For generations there has existed a bi-partisan enthusiasm for protecting America’s unique wild places. Republicans, following in the tradition of Teddy Roosevelt, often celebrated the wilderness as a crucible of the nation’s pioneering character. Democrats, continuing on the path blazed by Henry David Thoreau and John Muir, praised the wild as a sacred place, a spiritual resource for personal renewal. In 1984, for example, Congress passed 20 wilderness bills protecting some 8 million acres; nearly every one had bi-partisan co-sponsors.
This history of collaboration might seem to be in shreds. The previous Congress, the 112th, was the first since 1964 not to designate any new wilderness areas. But when, last month, Congress finally got around to passing its first wilderness bill in five years – a measure to protect 32,500 acres of the Sleeping Bear Dunes National Lakeshore in Michigan – the accomplishment received praise from both sides of the aisle. Republican Congressman Dan Benishek of Michigan called the bill, which the House approved unanimously, a “huge win … for the citizens of Northern Michigan.” And remember that during last year’s government shutdown, Congressman Bishop’s home state of Utah rushed to pick up the tab to keep its national parks open.

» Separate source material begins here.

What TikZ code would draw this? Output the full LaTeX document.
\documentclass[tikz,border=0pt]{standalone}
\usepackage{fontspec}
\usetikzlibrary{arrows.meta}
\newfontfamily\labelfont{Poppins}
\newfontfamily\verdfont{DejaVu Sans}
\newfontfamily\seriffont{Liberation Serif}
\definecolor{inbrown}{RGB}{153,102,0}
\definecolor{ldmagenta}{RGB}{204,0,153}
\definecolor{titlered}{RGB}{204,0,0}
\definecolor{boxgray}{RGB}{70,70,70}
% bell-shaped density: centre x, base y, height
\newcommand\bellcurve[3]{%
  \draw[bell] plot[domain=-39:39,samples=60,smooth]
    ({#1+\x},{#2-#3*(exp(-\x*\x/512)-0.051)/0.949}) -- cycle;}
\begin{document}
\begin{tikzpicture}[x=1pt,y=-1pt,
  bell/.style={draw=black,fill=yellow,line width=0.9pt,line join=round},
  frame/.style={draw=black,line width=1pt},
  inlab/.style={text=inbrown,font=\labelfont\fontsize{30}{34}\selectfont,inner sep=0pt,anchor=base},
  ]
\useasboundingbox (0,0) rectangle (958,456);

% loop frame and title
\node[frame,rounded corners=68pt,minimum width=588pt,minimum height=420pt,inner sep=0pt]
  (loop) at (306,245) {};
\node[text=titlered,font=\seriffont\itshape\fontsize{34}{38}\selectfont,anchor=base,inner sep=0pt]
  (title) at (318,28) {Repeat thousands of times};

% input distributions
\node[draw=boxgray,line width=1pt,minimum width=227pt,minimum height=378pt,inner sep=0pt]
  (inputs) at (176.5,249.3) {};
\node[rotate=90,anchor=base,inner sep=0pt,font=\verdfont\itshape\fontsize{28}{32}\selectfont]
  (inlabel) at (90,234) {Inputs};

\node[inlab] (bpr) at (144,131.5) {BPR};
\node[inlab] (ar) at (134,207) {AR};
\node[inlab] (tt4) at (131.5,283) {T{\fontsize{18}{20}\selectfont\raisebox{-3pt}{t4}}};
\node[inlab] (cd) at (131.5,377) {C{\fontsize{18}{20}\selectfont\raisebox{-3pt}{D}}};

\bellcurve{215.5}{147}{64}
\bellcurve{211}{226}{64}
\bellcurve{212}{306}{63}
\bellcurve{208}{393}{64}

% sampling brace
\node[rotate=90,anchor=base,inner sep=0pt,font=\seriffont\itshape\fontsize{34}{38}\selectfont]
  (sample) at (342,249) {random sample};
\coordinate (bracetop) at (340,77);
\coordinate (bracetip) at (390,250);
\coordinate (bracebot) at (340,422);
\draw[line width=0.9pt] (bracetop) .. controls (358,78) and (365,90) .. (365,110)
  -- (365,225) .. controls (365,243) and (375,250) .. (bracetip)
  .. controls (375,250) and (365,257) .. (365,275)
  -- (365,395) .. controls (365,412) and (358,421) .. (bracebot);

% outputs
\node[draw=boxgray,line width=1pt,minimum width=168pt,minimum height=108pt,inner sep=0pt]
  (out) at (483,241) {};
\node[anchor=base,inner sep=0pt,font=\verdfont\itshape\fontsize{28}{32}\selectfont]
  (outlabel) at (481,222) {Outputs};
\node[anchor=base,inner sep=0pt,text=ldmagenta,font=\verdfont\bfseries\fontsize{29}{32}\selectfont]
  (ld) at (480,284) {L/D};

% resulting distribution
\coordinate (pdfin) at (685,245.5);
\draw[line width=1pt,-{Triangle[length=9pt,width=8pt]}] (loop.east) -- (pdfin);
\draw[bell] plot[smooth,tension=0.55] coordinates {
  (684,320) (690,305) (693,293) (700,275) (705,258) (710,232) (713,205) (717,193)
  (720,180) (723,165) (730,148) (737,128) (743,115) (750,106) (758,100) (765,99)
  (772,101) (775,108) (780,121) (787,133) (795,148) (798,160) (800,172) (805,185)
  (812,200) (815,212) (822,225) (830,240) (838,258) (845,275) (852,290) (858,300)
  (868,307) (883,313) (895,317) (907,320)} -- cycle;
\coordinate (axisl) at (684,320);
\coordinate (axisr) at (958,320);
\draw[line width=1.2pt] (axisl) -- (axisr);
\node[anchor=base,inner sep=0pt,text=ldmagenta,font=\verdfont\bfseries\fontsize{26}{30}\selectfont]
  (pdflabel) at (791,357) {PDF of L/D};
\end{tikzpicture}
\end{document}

As Congressmen Benishek and Bishop know, many of their constituents see real value in wilderness conservation – both the ineffable worth of wild places and wildlife, as well as the quantifiable benefits of recreation dollars. In the fall, the general stores of Michigan’s Upper Peninsula are packed with hunters heading into the backcountry, and the millions of annual visitors to Zion, Canyonlands, and Arches National Parks help keep alive the cafes and curio shops of Utah’s red rock country.
So this conservation dustup isn’t so much a conflict over goals as it is a fight over process. Among many rank-and-file Republican legislators there still exists a strong commitment to protecting wildlands – as long as they’re involved in the decision-making.

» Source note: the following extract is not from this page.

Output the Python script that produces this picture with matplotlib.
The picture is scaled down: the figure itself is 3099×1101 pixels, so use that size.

Well, if House Republicans don’t like the president acting unilaterally to protect public lands via the Antiquities Act, they don’t need to put arbitrary and cumbersome restrictions on the century-old law. They have a much easier recourse: They could pass the more than 33 conservation bills now pending in Congress, many of which have GOP authors or co-sponsors.
photo by Linda Strande, on Flickr
For example, Republican Senator Lamar Alexander is the author of the Tennessee Wilderness Act, which would permanently protect 20,000 acres in the Cherokee National Forest. Republican Congressman Dan Reichert of Washington has teamed up with Democratic Senator Patty Murray to expand the Alpine Lakes Wilderness by 21,000 acres. In Nevada, Senators Harry Reid and Dean Heller are pushing to create the Burbank Canyons Wilderness Area. And in Colorado, Democratic Senator Michael Bennett and Republican Representative Scott Tipton are working together to provide new protections to the Hermosa Creek Watershed, a 108,000-acre area north of Durango.

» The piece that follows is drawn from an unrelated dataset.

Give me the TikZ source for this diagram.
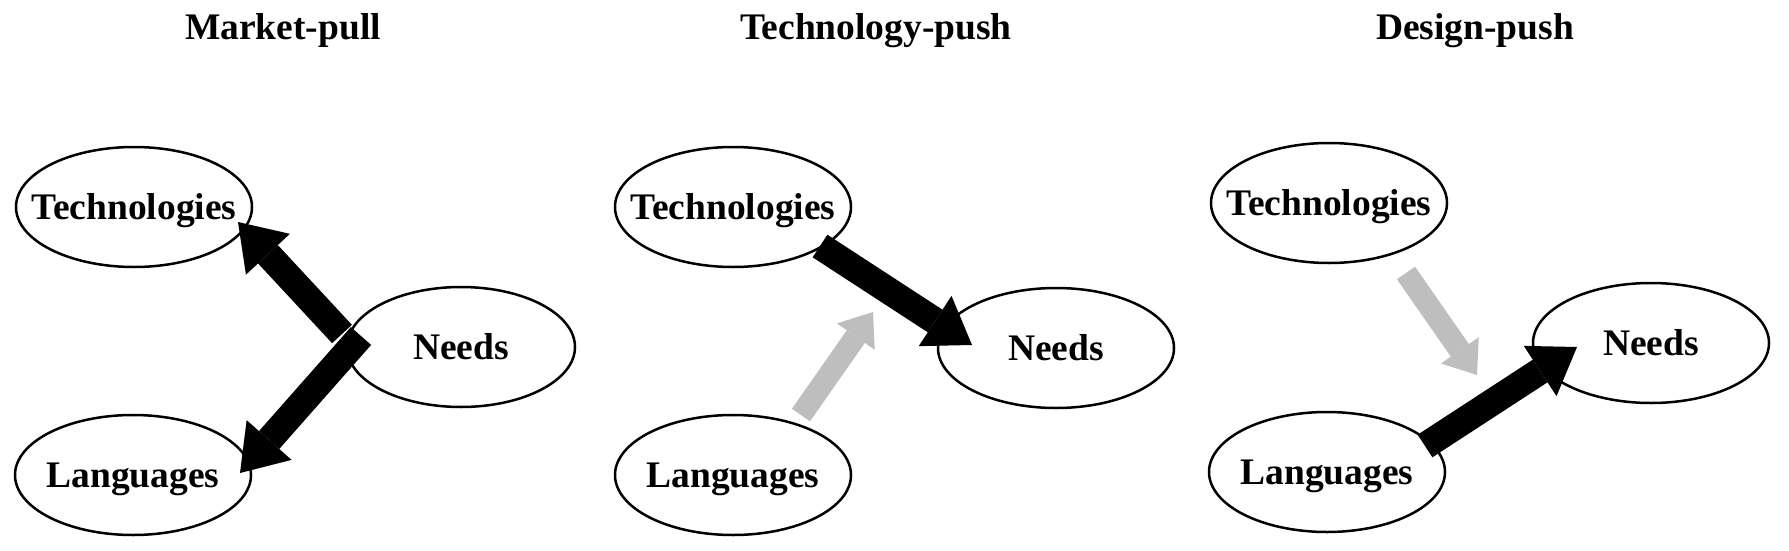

“I think if you look at the bills that have been authored, you still have an incredible array for legislation, with Republicans and Democrats working together on bills,” Alan Rowsome, a senior staffer in the Washington, DC office of The Wilderness Society, told me. “The problem is that the chairs of the relevant committees have not been moving legislation, despite the popularity of those proposals, and despite the work of bi-partisan members of Congress who see these as incredible opportunities to protect the natural resources of their district.”
Most of these proposed bills are the result of exhaustive public processes, a fact that should ease Republicans’ worries about conservation action that doesn’t involve enough input from locals. A great example of local buy-in is the decade-long effort to get wilderness designation for 330,000 acres in Idaho’s Sawtooth National Recreation Area. The campaign has strong support from Idaho sportsmen, and the bill to protect the area was written by Republican Congressman Mike Simpson, a legislator with an 85 percent career voting record from the American Conservative Union.
This coming September will mark the fiftieth anniversary of the passage of the Wilderness Act. What better way to celebrate the occasion than by combining these measures and others into a bi-partisan, omnibus public lands bill to permanently protect hundreds of thousands, if not millions, of acres? In an era of seemingly ever-greater polarization, such a move would be a welcome way to affirm some of the shared values held by people of diverse political beliefs. It would fulfill the hopes that millions of Americans – hunters as well as backpackers, anglers as well as birdwatchers – have for safeguarding our remaining wild places.